BTW, it's a Tiger Moth.






Thursday, August 20, 2009

a shimmer of possibility - Paul Graham



Last year I got rather bummed out when the pre-publication order I placed with a well known bookstore for the original edition of this book/collection never got filled. And when I looked around elsewhere it had already gone out of print.

Because it was such a popular book (for a photobook that is) Steidl decided to reprint it in a new, softcover, somewhat cheaper, all-in-one edition and, having come across my blog, were kind enough to send me a copy of the new edition. You may remember that the original was published as a set of twelve thin hardcover books together in one case - which, although I have never seen a set first hand - looked quite elegant and seemed a very suitable way to present the work.

Now, as I had only ever seen the original set in the catalogues, and hadn't read all the little technical detail, for some reason I had come to assume that this was a set of smallish books in a case. So imagine my surprise when this all-in-one version arrived in a rather large package which, when opened, presented something as large as the yellow pages for a metropolitan city and which was quite a bit heavier as it's 375 pages were made of nice, heavy, glossy paper.

It was only then that I looked back to the original version in the catalogue and realised that the individual books were about 9.5" x 12.5" in size. Aha... now it makes sense.

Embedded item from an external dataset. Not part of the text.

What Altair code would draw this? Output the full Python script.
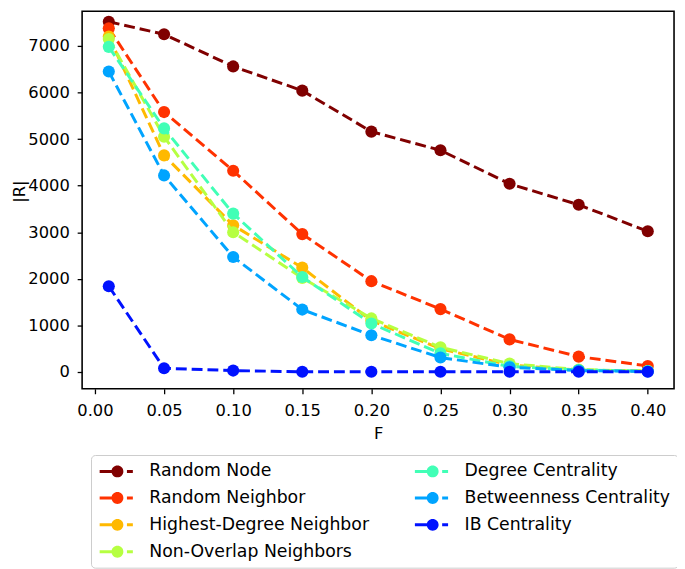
import altair as alt
import pandas as pd

F = [0.01, 0.05, 0.10, 0.15, 0.20, 0.25, 0.30, 0.35, 0.40]

series_names = [
    "Random Node",
    "Random Neighbor",
    "Highest-Degree Neighbor",
    "Non-Overlap Neighbors",
    "Degree Centrality",
    "Betweenness Centrality",
    "IB Centrality",
]
series_colors = ["#800000", "#ff3200", "#ffb900", "#b6ff41", "#41ffb6", "#00a4ff", "#0012ff"]

random_node = [7520, 7250, 6560, 6040, 5160, 4760, 4040, 3590, 3020]
random_neighbor = [7380, 5580, 4320, 2960, 1950, 1350, 700, 330, 130]
highest_degree = [7200, 4650, 3150, 2240, 1100, 500, 150, 40, 20]
non_overlap = [7150, 5050, 3000, 2020, 1150, 530, 180, 50, 20]
degree_centrality = [6980, 5230, 3400, 2040, 1040, 400, 120, 40, 20]
betweenness = [6450, 4220, 2470, 1340, 790, 310, 100, 30, 10]
ib_centrality = [1840, 80, 30, 5, 5, 5, 5, 5, 5]

all_values = [random_node, random_neighbor, highest_degree, non_overlap,
              degree_centrality, betweenness, ib_centrality]

x_ticks = [0.00, 0.05, 0.10, 0.15, 0.20, 0.25, 0.30, 0.35, 0.40]
y_ticks = [0, 1000, 2000, 3000, 4000, 5000, 6000, 7000]

rows = []
for name, vals in zip(series_names, all_values):
    for f, v in zip(F, vals):
        rows.append({"series": name, "F": f, "R": v})
df = pd.DataFrame(rows)

FONT = "DejaVu Sans"

x_enc = alt.X("F:Q", title="F",
              scale=alt.Scale(domain=[-0.0093, 0.419], nice=False, zero=False),
              axis=alt.Axis(values=x_ticks, format=".2f", titleY=37))
y_enc = alt.Y("R:Q", title="|R|",
              scale=alt.Scale(domain=[-361, 7743], nice=False, zero=False),
              axis=alt.Axis(values=y_ticks, format="d", titleX=-55, titleY=182,
                            titleAngle=270, titleBaseline="bottom"))

sym_path = ("M-3,-0.25H-0.5V0.25H-3Z M1.6,-0.25H2.6V0.25H1.6Z "
            "M1,0A1,1,0,1,1,-1,0A1,1,0,1,1,1,0Z")

legend = alt.Legend(
    title=None, orient="none", legendX=9, legendY=449, columns=2,
    direction="vertical", columnPadding=45, rowPadding=8.2, padding=7.5,
    symbolType=sym_path, symbolSize=144, symbolStrokeWidth=0,
    symbolOffset=10.5, labelOffset=23.5, labelFontSize=17.5, labelFont=FONT,
    labelColor="black", labelLimit=400, strokeColor="#cccccc",
    fillColor="white", cornerRadius=4, values=series_names,
)

color_scale = alt.Scale(domain=series_names, range=series_colors)

layers = []
for name, col in zip(series_names, series_colors):
    base = alt.Chart(df).transform_filter(alt.datum.series == name)
    line = base.mark_line(strokeDash=[11, 5], strokeWidth=3, color=col).encode(
        x=x_enc, y=y_enc)
    pts = base.mark_point(filled=True, size=150, opacity=1).encode(
        x=x_enc, y=y_enc,
        color=alt.Color("series:N", scale=color_scale, legend=legend))
    layers += [line, pts]

chart = alt.layer(*layers).properties(
    width=599, height=382,
    autosize=alt.AutoSizeParams(type="none"),
    padding={"left": 75, "top": 0, "right": 3, "bottom": 180},
).configure_view(
    stroke="black", strokeWidth=1.6
).configure_axis(
    domain=False, grid=False, ticks=True, tickColor="black", tickWidth=1.3,
    tickSize=5, labelColor="black", labelFont=FONT, labelFontSize=16.5,
    titleFont=FONT, titleFontSize=16.5, titleFontWeight="normal",
    titleColor="black", labelPadding=8,
).configure_axisX(
    labelPadding=9
)

chart.save("out.html", embed_options={"renderer": "svg", "actions": False})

Anyway, this is a very physical book due to the size and heft, which makes it materially different from the original edition which, while still presenting the same size of page real estate, is made up of the the twelve individual books.




Physical appearance aside, the photographs are much as I had hoped. In one sense, this is pretty much postmodern street photography at its best (zenith?). And yet the blurb around the book also indicates that Graham was inspired by Chekov's short stories. In many ways I can see that their form is indeed inspired by Chekov's 201 short stories, but in terms of content it is very much Chekov by way of Don DeLillo.

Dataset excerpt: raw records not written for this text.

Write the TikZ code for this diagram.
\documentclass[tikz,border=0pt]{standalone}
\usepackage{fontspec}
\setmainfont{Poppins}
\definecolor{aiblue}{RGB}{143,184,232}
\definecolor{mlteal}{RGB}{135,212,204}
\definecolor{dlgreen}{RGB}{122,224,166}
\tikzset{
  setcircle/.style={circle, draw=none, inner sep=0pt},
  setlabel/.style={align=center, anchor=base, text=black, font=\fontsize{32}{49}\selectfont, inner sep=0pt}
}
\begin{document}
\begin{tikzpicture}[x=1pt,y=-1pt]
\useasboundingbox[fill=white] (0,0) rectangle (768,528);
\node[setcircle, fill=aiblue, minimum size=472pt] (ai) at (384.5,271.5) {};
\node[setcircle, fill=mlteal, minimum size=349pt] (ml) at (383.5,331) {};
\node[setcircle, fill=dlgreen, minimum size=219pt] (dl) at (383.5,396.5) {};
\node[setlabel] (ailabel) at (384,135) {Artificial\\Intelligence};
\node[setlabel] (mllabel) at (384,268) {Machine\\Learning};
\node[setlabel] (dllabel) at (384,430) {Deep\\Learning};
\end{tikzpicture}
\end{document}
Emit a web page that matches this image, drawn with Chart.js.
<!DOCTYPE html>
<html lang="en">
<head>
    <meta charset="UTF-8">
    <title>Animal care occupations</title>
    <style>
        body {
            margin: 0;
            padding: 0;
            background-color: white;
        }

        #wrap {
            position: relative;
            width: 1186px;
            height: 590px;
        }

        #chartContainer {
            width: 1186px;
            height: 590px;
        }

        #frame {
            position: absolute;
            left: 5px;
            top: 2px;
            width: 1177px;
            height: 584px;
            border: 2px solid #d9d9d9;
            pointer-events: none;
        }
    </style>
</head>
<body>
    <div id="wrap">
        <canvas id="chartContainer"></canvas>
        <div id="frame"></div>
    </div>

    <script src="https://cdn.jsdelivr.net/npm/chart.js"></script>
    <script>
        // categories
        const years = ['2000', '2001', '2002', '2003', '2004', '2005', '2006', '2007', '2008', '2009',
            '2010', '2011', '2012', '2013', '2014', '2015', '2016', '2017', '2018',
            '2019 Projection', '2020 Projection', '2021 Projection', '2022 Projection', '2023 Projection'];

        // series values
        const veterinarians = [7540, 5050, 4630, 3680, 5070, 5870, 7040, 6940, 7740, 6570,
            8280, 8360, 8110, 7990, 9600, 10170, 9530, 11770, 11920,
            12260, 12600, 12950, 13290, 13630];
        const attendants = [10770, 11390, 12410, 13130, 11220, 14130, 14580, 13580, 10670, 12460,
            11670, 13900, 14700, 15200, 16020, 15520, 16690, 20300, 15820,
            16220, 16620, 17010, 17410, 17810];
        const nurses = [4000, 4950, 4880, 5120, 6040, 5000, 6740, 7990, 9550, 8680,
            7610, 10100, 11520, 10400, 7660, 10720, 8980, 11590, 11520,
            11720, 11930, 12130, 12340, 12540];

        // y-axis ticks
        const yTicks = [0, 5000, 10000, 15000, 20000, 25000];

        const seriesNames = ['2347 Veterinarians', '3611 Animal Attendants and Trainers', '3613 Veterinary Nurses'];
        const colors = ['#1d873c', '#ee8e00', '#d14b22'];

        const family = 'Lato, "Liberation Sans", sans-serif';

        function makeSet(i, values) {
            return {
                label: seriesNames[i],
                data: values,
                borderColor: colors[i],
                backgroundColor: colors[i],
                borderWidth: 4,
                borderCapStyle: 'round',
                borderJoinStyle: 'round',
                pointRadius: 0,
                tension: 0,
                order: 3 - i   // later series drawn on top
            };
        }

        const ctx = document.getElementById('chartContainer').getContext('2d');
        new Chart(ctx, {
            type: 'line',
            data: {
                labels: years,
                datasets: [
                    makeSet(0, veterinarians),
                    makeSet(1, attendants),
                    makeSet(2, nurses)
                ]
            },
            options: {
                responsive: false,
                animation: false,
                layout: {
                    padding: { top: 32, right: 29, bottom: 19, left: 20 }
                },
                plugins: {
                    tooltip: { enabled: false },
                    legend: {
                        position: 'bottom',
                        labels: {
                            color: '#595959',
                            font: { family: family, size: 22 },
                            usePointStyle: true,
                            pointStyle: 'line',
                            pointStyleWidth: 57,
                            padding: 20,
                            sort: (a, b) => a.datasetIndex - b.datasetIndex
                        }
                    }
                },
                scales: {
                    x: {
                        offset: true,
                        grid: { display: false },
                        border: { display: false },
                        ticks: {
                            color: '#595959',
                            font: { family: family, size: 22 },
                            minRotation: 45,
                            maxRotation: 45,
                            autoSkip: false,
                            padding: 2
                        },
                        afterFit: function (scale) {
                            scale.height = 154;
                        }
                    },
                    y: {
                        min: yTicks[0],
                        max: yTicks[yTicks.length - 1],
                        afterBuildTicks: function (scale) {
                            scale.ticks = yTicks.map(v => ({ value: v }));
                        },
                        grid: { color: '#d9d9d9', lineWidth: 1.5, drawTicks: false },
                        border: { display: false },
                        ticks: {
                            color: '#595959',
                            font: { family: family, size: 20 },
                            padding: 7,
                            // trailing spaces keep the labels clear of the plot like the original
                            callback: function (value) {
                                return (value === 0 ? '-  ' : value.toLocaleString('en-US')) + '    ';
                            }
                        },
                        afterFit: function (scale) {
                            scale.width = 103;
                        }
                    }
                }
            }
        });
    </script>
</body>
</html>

There is a whole play and interplay not only between the "narrative" content of each individual story, but also between the stories themselves. I hesitate to use the term "narrative" because to me there is a certain implied forward motion in that word whereas these photographs (as with almost all photographs) not only look back, but their meanings also comes from complex interrelationships which move both backwards and forwards within the book form as well as between the books - and which is probably even more apparent in this one volume set. Their nature is in many ways very different from the textual story or narrative form. It is the sequencing, and the ability of the viewer to manipulate the sequencing, that gives these photographs much of their power and potential. And as the two different editions allow for different levels of manipulation by the viewer I would suggest that they allow for two different sets of meaning making. In essence, they aren't quite the same book.




If I hadn't seen the list of widely varied locations at the back of the book I might have titled these photographs "Walks With My Dog". Not in any negative sense, but in the sense that they really do illuminate the ordinary in a way which so many photographers attempt and yet fail at. Like DeLillo's stories they depend absolutely on an acute observation of the everyday. Yet like many of Chekov's short stories they take an ordinary event and find the one small spark of the other that so often permeates what we frequently fail to notice around us.

As Graham says:"I know it seems crazy, but I'm asking you to trust me and enjoy this quiet journey. Just slow down and look at this ordinary moment of life. See how beautiful it is, see how life flows around us, how everything shimmers with possibility."

My only wish would be that Steidl publish them/this in a smaller sized edition - a set of the 12 books but produced around the size of a regular - if thin - paperback. Perhaps a bit bigger then the Photo Poche series, or about the size of Moleskine's bigger notebooks. Big enough to still be able to read the pictures easily, but small enough to fit two or three of the individual books in a pocket or messenger bag pouch. I think that would probably be the best edition of what would then be three. Perfect jewels.